Interesting trivia! I decided to use this information to do a quick calculation of the average length of line needed per letter written, expecting it to be something in the 1/2 cm to 1 cm range.
I came up with an interesting result.
Here are the calculations I did:
- I converted 35 miles to kilometres: 35 miles x 8/5 km/mile = 56 km.
- I converted 56 km to metres: 56 km x 1000 m/km = 56,000 m
- I converted 45,000 words to letters, based on the old typing standard of 5 letters per word: 45,000 words x 5 letters/word = 225,000 letters
- I calculated how many metres per letter: 56,000m / 225,000 letters = 0.249 m/letter
- I converted 0.249 m/letter to cm/letter: 0.249 m/letter x 100cm/m = 24.9 cm/letter; let's round that to 25 cm.

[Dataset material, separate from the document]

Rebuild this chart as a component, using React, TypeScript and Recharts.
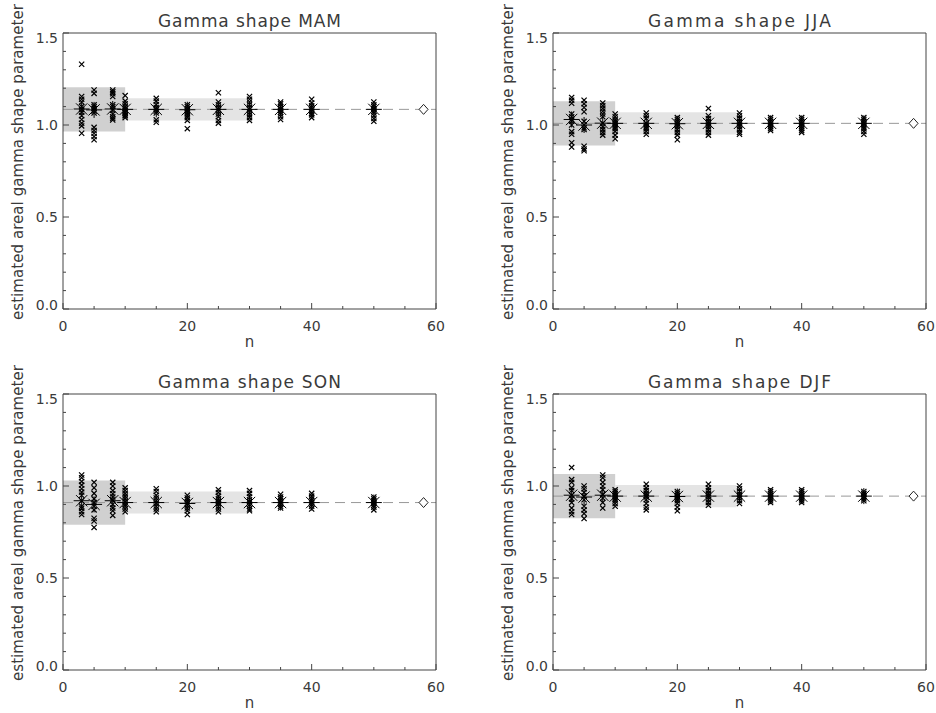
import React from 'react';
import { ComposedChart, Scatter, XAxis, YAxis, ReferenceArea, ReferenceLine } from 'recharts';

// ---------- data ----------
const nValues = [3, 5, 8, 10, 15, 20, 25, 30, 35, 40, 50];
const diamondN = 58;
const xTicks = [0, 5, 10, 15, 20, 25, 30, 35, 40, 45, 50, 55, 60];
const yTicks = [0, 0.1, 0.2, 0.3, 0.4, 0.5, 0.6, 0.7, 0.8, 0.9, 1.0, 1.1, 1.2, 1.3, 1.4, 1.5];
const darkBoxN = [0, 10];
const lightBoxN = [10, 29.5];

const mamSamples = [
  [1.33, 1.155, 1.14, 1.125, 1.1, 1.085, 1.07, 1.05, 1.03, 1.01, 0.995, 0.955],
  [1.19, 1.172, 1.11, 1.1, 1.09, 1.075, 1.065, 0.987, 0.97, 0.955, 0.937, 0.92],
  [1.19, 1.18, 1.17, 1.155, 1.11, 1.1, 1.08, 1.06, 1.045, 1.035, 1.027],
  [1.16, 1.13, 1.115, 1.1, 1.09, 1.08, 1.07, 1.065, 1.055, 1.05, 1.04],
  [1.145, 1.13, 1.11, 1.095, 1.085, 1.075, 1.065, 1.028, 1.015],
  [1.11, 1.1, 1.09, 1.08, 1.07, 1.06, 1.05, 1.04, 1.025, 0.98],
  [1.175, 1.125, 1.11, 1.095, 1.085, 1.075, 1.06, 1.045, 1.025, 1.01],
  [1.155, 1.14, 1.125, 1.11, 1.095, 1.085, 1.07, 1.055, 1.04, 1.025],
  [1.125, 1.115, 1.1, 1.09, 1.08, 1.07, 1.06, 1.045, 1.03],
  [1.14, 1.12, 1.105, 1.095, 1.085, 1.075, 1.065, 1.055, 1.04],
  [1.125, 1.11, 1.1, 1.09, 1.085, 1.075, 1.065, 1.05, 1.035, 1.02],
];
const mamMeans = [1.087, 1.082, 1.087, 1.085, 1.085, 1.083, 1.085, 1.085, 1.085, 1.085, 1.085];
const mamTruth = 1.085;
const mamDark = [0.965, 1.205];
const mamLight = [1.025, 1.145];

const jjaSamples = [
  [1.15, 1.135, 1.118, 1.06, 1.045, 1.03, 1.02, 1.0, 0.964, 0.95, 0.904, 0.88],
  [1.135, 1.115, 1.095, 1.072, 1.02, 1.0, 0.985, 0.975, 0.885, 0.87, 0.86],
  [1.12, 1.105, 1.09, 1.075, 1.06, 1.045, 1.01, 0.99, 0.975, 0.96, 0.945],
  [1.06, 1.045, 1.03, 1.02, 1.01, 1.0, 0.99, 0.98, 0.965, 0.945, 0.925],
  [1.065, 1.05, 1.035, 1.01, 1.0, 0.99, 0.98, 0.965, 0.95],
  [1.04, 1.03, 1.02, 1.01, 1.0, 0.99, 0.975, 0.96, 0.945, 0.92],
  [1.09, 1.05, 1.035, 1.02, 1.01, 1.0, 0.99, 0.975, 0.96, 0.945],
  [1.065, 1.05, 1.035, 1.02, 1.01, 1.0, 0.99, 0.975, 0.96, 0.95],
  [1.04, 1.03, 1.02, 1.01, 1.0, 0.99, 0.98, 0.97],
  [1.04, 1.03, 1.02, 1.01, 1.0, 0.99, 0.98, 0.97, 0.96],
  [1.04, 1.03, 1.02, 1.01, 1.0, 0.99, 0.98, 0.965, 0.95],
];
const jjaMeans = [1.03, 1.0, 1.01, 1.009, 1.009, 1.007, 1.009, 1.009, 1.009, 1.009, 1.009];
const jjaTruth = 1.009;
const jjaDark = [0.889, 1.129];
const jjaLight = [0.949, 1.069];

const sonSamples = [
  [1.06, 1.045, 1.025, 1.005, 0.985, 0.967, 0.95, 0.92, 0.89, 0.879, 0.86, 0.845],
  [1.02, 0.99, 0.96, 0.93, 0.91, 0.89, 0.87, 0.825, 0.81, 0.775],
  [1.02, 1.0, 0.975, 0.958, 0.94, 0.925, 0.9, 0.88, 0.865, 0.84],
  [0.99, 0.975, 0.96, 0.945, 0.93, 0.915, 0.9, 0.89, 0.875, 0.86],
  [0.985, 0.97, 0.95, 0.935, 0.92, 0.905, 0.89, 0.875, 0.86],
  [0.95, 0.935, 0.925, 0.915, 0.905, 0.895, 0.88, 0.865, 0.845],
  [0.98, 0.965, 0.945, 0.93, 0.915, 0.905, 0.89, 0.875, 0.86],
  [0.975, 0.96, 0.94, 0.925, 0.915, 0.9, 0.89, 0.875, 0.865],
  [0.955, 0.94, 0.93, 0.92, 0.91, 0.9, 0.89, 0.88],
  [0.96, 0.945, 0.93, 0.92, 0.91, 0.9, 0.89, 0.875],
  [0.94, 0.93, 0.92, 0.91, 0.905, 0.895, 0.885, 0.87],
];
const sonMeans = [0.92, 0.9, 0.92, 0.91, 0.91, 0.905, 0.91, 0.91, 0.91, 0.91, 0.91];
const sonTruth = 0.91;
const sonDark = [0.79, 1.03];
const sonLight = [0.85, 0.97];

const djfSamples = [
  [1.1, 1.035, 1.02, 0.99, 0.975, 0.95, 0.93, 0.91, 0.88, 0.86, 0.845],
  [1.0, 0.985, 0.965, 0.945, 0.925, 0.89, 0.87, 0.85, 0.823],
  [1.06, 1.045, 1.02, 1.0, 0.98, 0.955, 0.935, 0.91, 0.88],
  [0.98, 0.97, 0.96, 0.95, 0.94, 0.93, 0.92, 0.905, 0.89],
  [1.01, 0.99, 0.975, 0.96, 0.95, 0.94, 0.925, 0.905, 0.885, 0.87],
  [0.97, 0.96, 0.95, 0.94, 0.93, 0.92, 0.905, 0.885, 0.865],
  [1.01, 0.99, 0.975, 0.96, 0.95, 0.94, 0.925, 0.91, 0.895],
  [1.0, 0.985, 0.97, 0.955, 0.945, 0.935, 0.92, 0.905],
  [0.98, 0.97, 0.96, 0.95, 0.94, 0.93, 0.92, 0.91],
  [0.98, 0.97, 0.96, 0.95, 0.94, 0.93, 0.92, 0.91],
  [0.97, 0.96, 0.955, 0.945, 0.94, 0.93, 0.92],
];
const djfMeans = [0.95, 0.94, 0.95, 0.945, 0.945, 0.943, 0.945, 0.945, 0.945, 0.945, 0.945];
const djfTruth = 0.945;
const djfDark = [0.825, 1.065];
const djfLight = [0.885, 1.005];

const titles = ['Gamma shape MAM', 'Gamma shape JJA', 'Gamma shape SON', 'Gamma shape DJF'];
const yLabel = 'estimated areal gamma shape parameter';
const xLabel = 'n';

// ---------- style ----------
const FONT = "'DejaVu Sans', sans-serif";
const AXIS = '#444';
const TEXT = '#3a3a3a';
const W = 446;
const H = 352;
// plot area: x 63..436, y 33..309 inside each panel
const MARGIN = { top: 32, right: 9, bottom: 13, left: 23 };
const PLOT = { l: 63, r: 436, t: 33, b: 309 };

const isMajorX = (v: number) => Math.abs(v % 20) < 1e-9;
const isMajorY = (v: number) => Math.abs(v * 2 - Math.round(v * 2)) < 1e-9;

function TickBottom(props: any) {
  const { x, payload } = props;
  const y = PLOT.b;
  const v = payload.value;
  const major = isMajorX(v);
  return (
    <g>
      <line x1={x} y1={y} x2={x} y2={y - (major ? 6 : 3)} stroke={AXIS} strokeWidth={1} />
      {major && (
        <text x={x} y={y + 22} textAnchor="middle" fontSize={14} fill={TEXT} fontFamily={FONT}>
          {v}
        </text>
      )}
    </g>
  );
}
function TickTop(props: any) {
  const { x, payload } = props;
  const y = PLOT.t;
  const major = isMajorX(payload.value);
  return <line x1={x} y1={y} x2={x} y2={y + (major ? 6 : 3)} stroke={AXIS} strokeWidth={1} />;
}
function TickLeft(props: any) {
  const { y, payload } = props;
  const x = PLOT.l;
  const v = payload.value;
  const major = isMajorY(v);
  const shift = v > 1.49 ? 5 : v < 0.01 ? -4.5 : 0;
  return (
    <g>
      <line x1={x} y1={y} x2={x + (major ? 6 : 3)} y2={y} stroke={AXIS} strokeWidth={1} />
      {major && (
        <text x={x - 5} y={y + 5 + shift} textAnchor="end" fontSize={14} fill={TEXT} fontFamily={FONT}>
          {v.toFixed(1)}
        </text>
      )}
    </g>
  );
}
function TickRight(props: any) {
  const { y, payload } = props;
  const x = PLOT.r;
  const major = isMajorY(payload.value);
  return <line x1={x} y1={y} x2={x - (major ? 6 : 3)} y2={y} stroke={AXIS} strokeWidth={1} />;
}

function Cross(props: any) {
  const { cx, cy } = props;
  const s = 2.6;
  return (
    <path
      d={`M${cx - s},${cy - s}L${cx + s},${cy + s}M${cx - s},${cy + s}L${cx + s},${cy - s}`}
      stroke="#000"
      strokeWidth={1.2}
      fill="none"
    />
  );
}
function Asterisk(props: any) {
  const { cx, cy } = props;
  const r = 8;
  const d = r * 0.7071;
  return (
    <path
      d={`M${cx - r},${cy}L${cx + r},${cy}M${cx},${cy - r}L${cx},${cy + r}M${cx - d},${cy - d}L${cx + d},${cy + d}M${cx - d},${cy + d}L${cx + d},${cy - d}`}
      stroke="#000"
      strokeWidth={1}
      fill="none"
    />
  );
}
function Diamond(props: any) {
  const { cx, cy } = props;
  return (
    <path
      d={`M${cx},${cy - 5}L${cx + 4.5},${cy}L${cx},${cy + 5}L${cx - 4.5},${cy}Z`}
      stroke="#222"
      strokeWidth={1}
      fill="#fff"
    />
  );
}

type PanelProps = {
  left: number;
  top: number;
  title: string;
  samples: number[][];
  means: number[];
  truth: number;
  dark: number[];
  light: number[];
};

function Panel({ left, top, title, samples, means, truth, dark, light }: PanelProps) {
  const points = nValues.flatMap((n, i) => samples[i].map((v) => ({ n, v })));
  const meanPts = nValues.map((n, i) => ({ n, v: means[i] }));
  const diamond = [{ n: diamondN, v: truth }];
  const cx = (PLOT.l + PLOT.r) / 2;
  return (
    <div style={{ position: 'absolute', left, top, width: W, height: H }}>
      <ComposedChart width={W} height={H} margin={MARGIN}>
        <XAxis
          xAxisId={0}
          type="number"
          dataKey="n"
          domain={[0, 60]}
          ticks={xTicks}
          interval={0}
          height={30}
          tickSize={0}
          tickMargin={0}
          tick={<TickBottom />}
          tickLine={false}
          axisLine={{ stroke: AXIS }}
          allowDataOverflow
        />
        <XAxis
          xAxisId="top"
          orientation="top"
          type="number"
          domain={[0, 60]}
          ticks={xTicks}
          interval={0}
          height={1}
          tickSize={0}
          tickMargin={0}
          tick={<TickTop />}
          tickLine={false}
          axisLine={{ stroke: AXIS }}
        />
        <YAxis
          yAxisId={0}
          type="number"
          dataKey="v"
          domain={[0, 1.5]}
          ticks={yTicks}
          interval={0}
          width={40}
          tickSize={0}
          tickMargin={0}
          tick={<TickLeft />}
          tickLine={false}
          axisLine={{ stroke: AXIS }}
          allowDataOverflow
        />
        <YAxis
          yAxisId="right"
          orientation="right"
          type="number"
          domain={[0, 1.5]}
          ticks={yTicks}
          interval={0}
          width={1}
          tickSize={0}
          tickMargin={0}
          tick={<TickRight />}
          tickLine={false}
          axisLine={{ stroke: AXIS }}
        />
        <ReferenceArea x1={darkBoxN[0]} x2={darkBoxN[1]} y1={dark[0]} y2={dark[1]} fill="#d0d0d0" fillOpacity={1} stroke="none" />
        <ReferenceArea x1={lightBoxN[0]} x2={lightBoxN[1]} y1={light[0]} y2={light[1]} fill="#e4e4e4" fillOpacity={1} stroke="none" />
        <ReferenceLine y={truth} stroke="#999" strokeWidth={1} strokeDasharray="10 6" />
        <Scatter data={points} dataKey="v" shape={<Cross />} isAnimationActive={false} />
        <Scatter data={meanPts} dataKey="v" shape={<Asterisk />} isAnimationActive={false} />
        <Scatter data={diamond} dataKey="v" shape={<Diamond />} isAnimationActive={false} />
      </ComposedChart>
      <svg
        width={W}
        height={H}
        style={{ position: 'absolute', left: 0, top: 0, pointerEvents: 'none', overflow: 'visible' }}
      >
        <text x={cx} y={PLOT.t - 6} textAnchor="middle" fontSize={17} fill={TEXT} fontFamily={FONT} textLength={183} lengthAdjust="spacing">
          {title}
        </text>
        <text x={cx} y={PLOT.b + 38} textAnchor="middle" fontSize={15} fill={TEXT} fontFamily={FONT}>
          {xLabel}
        </text>
        <text
          x={0}
          y={0}
          transform="translate(22.5, 162) rotate(-90)"
          textAnchor="middle"
          fontSize={15}
          fill={TEXT}
          fontFamily={FONT}
          textLength={316}
          lengthAdjust="spacing"
        >
          {yLabel}
        </text>
      </svg>
    </div>
  );
}

export default function App() {
  return (
    <div
      style={{
        position: 'absolute',
        left: 0,
        top: 0,
        width: 936,
        height: 713,
        overflow: 'hidden',
        background: '#fff',
      }}
    >
      <Panel left={0} top={0} title={titles[0]} samples={mamSamples} means={mamMeans} truth={mamTruth} dark={mamDark} light={mamLight} />
      <Panel left={490} top={0} title={titles[1]} samples={jjaSamples} means={jjaMeans} truth={jjaTruth} dark={jjaDark} light={jjaLight} />
      <Panel left={0} top={361} title={titles[2]} samples={sonSamples} means={sonMeans} truth={sonTruth} dark={sonDark} light={sonLight} />
      <Panel left={490} top={361} title={titles[3]} samples={djfSamples} means={djfMeans} truth={djfTruth} dark={djfDark} light={djfLight} />
    </div>
  );
}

So that means that each letter uses a line 25 cm in length to draw it. That, if we go back to imperial measurements (feet/yards/miles) is almost 10 inches. 10 inches or 25 centimetres - those are BIG letters!
Conclusion: Either 35 miles is wrong, or 45,000 words is wrong, or my calculations are wrong. I make mistakes when I do calculations. So I redid the math - twice. Still the same answer. So at this point I'm saying one of those two pieces of trivia quoted is very wrong.
Another answer to "Why math?": So we can confirm or contradict information we're given as fact!